Experts say child protection agencies also must be clear on who is the abuser. David Mandel, executive director of the Safe and Together Institute, an international training and consulting organization focused on domestic violence, said historically, child welfare organizations held victims, mostly mothers, responsible for “failure to protect” their child from violence by their partners. “What we train globally is to use a perpetrator-based approach, which builds everything off the idea that it’s a perpetrator’s choice and behavior that’s causing harm to the partner, the child, the family functioning,” Mandel said.

For example, Mandel said if a mother fled her child’s abusive father and became homeless, a caseworker or judge might award the child’s father custody because his living situation is more stable. Mandel suggested the system should instead pressure the child’s father to move out of the family home or provide money for the mother and child to live on. “The system should say to the dad, ‘you created the harm, how do you repair it?’ ” Mandel said.

Similar situations arise if an abusive parent is harassing their former partner and children at the children’s home. Sometimes, advocates say, the parent being harassed is deemed to have endangered the children if they let the abuser in. A perpetrator-focused approach could instead help the custodial parent obtain a restraining order so the harasser is penalized for going to the home.

According to the Child Maltreatment article by Wayne State University assistant professor Bryan Victor, 15 states have child welfare policies that prohibit victims from being held accountable for failing to protect their children based on their own victimization. Some policies are unconditional; others carry conditions, such as a parent can be held accountable if they repeatedly return to an abuser or reject protective services.

Massachusetts does not have a blanket policy, but caseworkers are expected to consider a range of factors in each case, including information from people who know the family, the impact of violence on the child, and the impact on the non-abusive parent’s ability to care for the child. Caseworkers have internal guidelines requiring them to consider a list of factors related to the behavior of the offending parent and the non-offending parent in considering the level of risk.

“The best interventions involve partnering with the non-abusive parent to develop a safety plan and engage in specialized, supportive services to actively participate in their child’s healing process,” DCF spokesperson Andrea Grossman said. Grossman said relationships involving domestic violence differ in severity, and DCF relies on information from police, parents, children, doctors, and teachers “to make the best possible child safety decisions.”

DCF has a specialized domestic violence unit with a director and 10 social workers who consult on domestic violence-related cases and develop staff trainings.
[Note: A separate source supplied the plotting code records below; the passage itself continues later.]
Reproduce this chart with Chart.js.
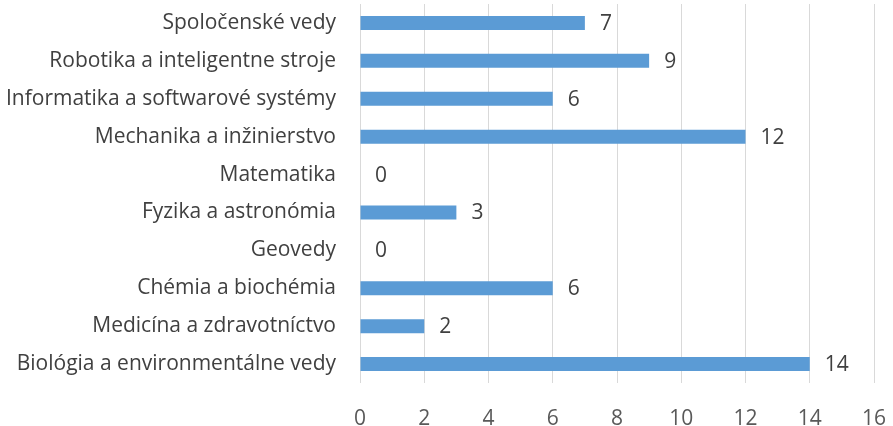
<!DOCTYPE html>
<html>
<head>
<meta charset="utf-8">
<script src="https://cdn.jsdelivr.net/npm/chart.js@4/dist/chart.umd.min.js"></script>
<style>
  html, body { margin: 0; padding: 0; background: #fff; }
  #wrap { width: 893px; height: 426px; }
</style>
</head>
<body>
<div id="wrap"><canvas id="barChart" width="893" height="426"></canvas></div>
<script>
const categories = [
    "Spoločenské vedy",
    "Robotika a inteligentne stroje",
    "Informatika a softwarové systémy",
    "Mechanika a inžinierstvo",
    "Matematika",
    "Fyzika a astronómia",
    "Geovedy",
    "Chémia a biochémia",
    "Medicína a zdravotníctvo",
    "Biológia a environmentálne vedy"
];
const counts = [7, 9, 6, 12, 0, 3, 0, 6, 2, 14];
const xTicks = [0, 2, 4, 6, 8, 10, 12, 14, 16];

const fontFamily = "'Open Sans', 'Noto Sans', sans-serif";
const fontSize = 21;

// draw value labels right of each bar
const valueLabels = {
    id: "valueLabels",
    afterDatasetsDraw(chart) {
        const ctx = chart.ctx;
        const meta = chart.getDatasetMeta(0);
        ctx.save();
        ctx.font = fontSize + "px " + fontFamily;
        ctx.fillStyle = "#404040";
        ctx.textAlign = "left";
        ctx.textBaseline = "middle";
        meta.data.forEach((bar, i) => {
            ctx.fillText(String(counts[i]), bar.x + 15, bar.y + 1);
        });
        ctx.restore();
    }
};

const ctx = document.getElementById("barChart").getContext("2d");
new Chart(ctx, {
    type: "bar",
    data: {
        labels: categories,
        datasets: [{
            data: counts,
            backgroundColor: "#5B9BD5",
            borderWidth: 0,
            categoryPercentage: 1,
            barPercentage: 0.37
        }]
    },
    options: {
        indexAxis: "y",
        responsive: false,
        animation: false,
        layout: { padding: { top: 4, right: 19, left: 0, bottom: 0 } },
        scales: {
            x: {
                min: 0,
                max: 16,
                afterBuildTicks: scale => { scale.ticks = xTicks.map(v => ({ value: v })); },
                grid: { color: "#d9d9d9", lineWidth: 1, drawTicks: false },
                border: { display: false },
                ticks: { color: "#595959", font: { family: fontFamily, size: fontSize }, padding: 23 },
                afterFit: scale => {
                    scale.height = 43;
                    scale.paddingLeft = 0;
                    scale.paddingRight = 0;
                }
            },
            y: {
                grid: { display: false, drawTicks: false },
                border: { display: false },
                ticks: { color: "#404040", font: { family: fontFamily, size: fontSize }, padding: 24 },
                afterFit: scale => {
                    scale.width = 360;
                    scale.paddingTop = 0;
                    scale.paddingBottom = 0;
                }
            }
        },
        plugins: {
            legend: { display: false },
            tooltip: { enabled: false }
        }
    },
    plugins: [valueLabels]
});
</script>
</body>
</html>
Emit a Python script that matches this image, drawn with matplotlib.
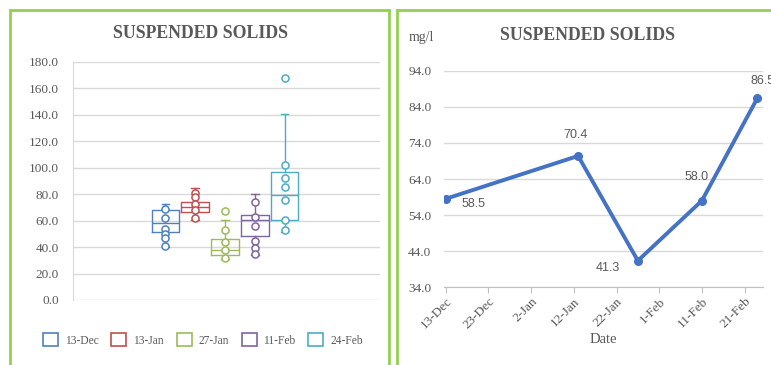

But this unit only touches a small portion of cases, and it is up to the caseworker and their manager whether to follow the consultants’ advice.

Domestic violence advocates say important parts of any policy should be listening to what a survivor needs to protect their child and providing resources. Rather than forcing someone to immediately leave an abusive partner to maintain custody, there might be cases in which DCF needs to spend time with the victim developing a plan for how they can leave safely and helping them find housing or employment. (DCF said it refers families to community resources like domestic violence programs, counselors, attorneys, and shelters.)

Attorney Rebecca Greening, who represents parents and children in DCF cases, said the agency too often issues mandates without asking the non-abusive parent what they need. “It’s often times not survivor-focused or led, it’s institution-focused and led,” Greening said. Greening said approaching a victim with the threat of removing their child rather than offering resources to navigate a situation will make survivors hesitant to ask for help.

There is no easy answer in many of these cases, and DCF workers need to approach cases on a case-by-case basis. But while some at DCF may tend to “err on the side of caution” to remove a child from a potentially violent situation, that too carries the potential for harm if a child is separated from a protective parent or a parent being abused is discouraged from seeking help.